An extended family can include a spouse, former spouse whether legal or common-law, children and their respective spouses (and former spouses), grandchildren and their spouses (and former spouses), siblings, nieces and nephews, extra-marital partners and other dependents, whether related to you or not. It is possible that any one of the above-noted people might bring a claim against the estate, or raise a dispute. Jealousy amongst family members and/or the anticipation or expectation that they are to or will receive all or a portion of the estate, however unwarranted, may lead to family members taking unreasonable positions with respect to claims they feel they have against the estate.
In making an estate plan then, it is critical to have any and all agreements that may affect your estate plan prepared before you die. These agreements could include separation, marriage, co-habitation, partnership, employment and shareholders agreements depending on the nature and make up of your estate.

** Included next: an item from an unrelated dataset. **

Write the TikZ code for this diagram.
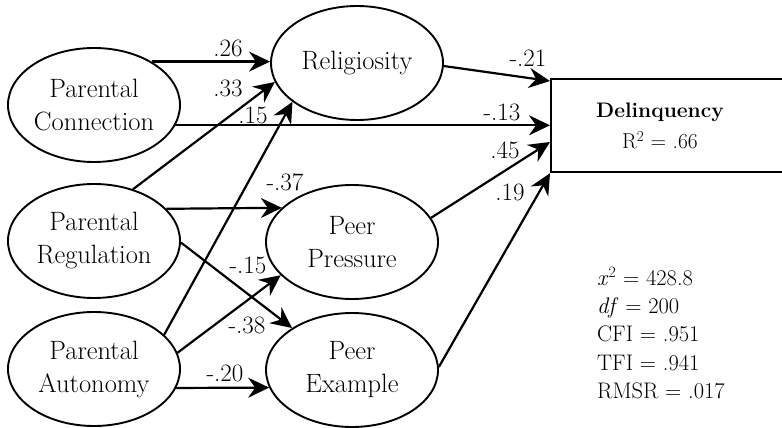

While the secrets one has from a family may be extremely touchy, emotional or just difficult to disclose or deal with, their disclosure following death may lead to demands against the estate. An extra-marital relationship, an illness of whatever kind not known to the family, a relationship with a caregiver or promises made to caregivers regarding their compensation can be examples of such secrets. For instance, a friend or family member may be assisting with one’s errands or day to day care. If promises are made to the family friend or relative that they will be “looked after” upon one’s death, then they may make a claim against your estate following your death if their relationship with you and/or compensation is not clearly known.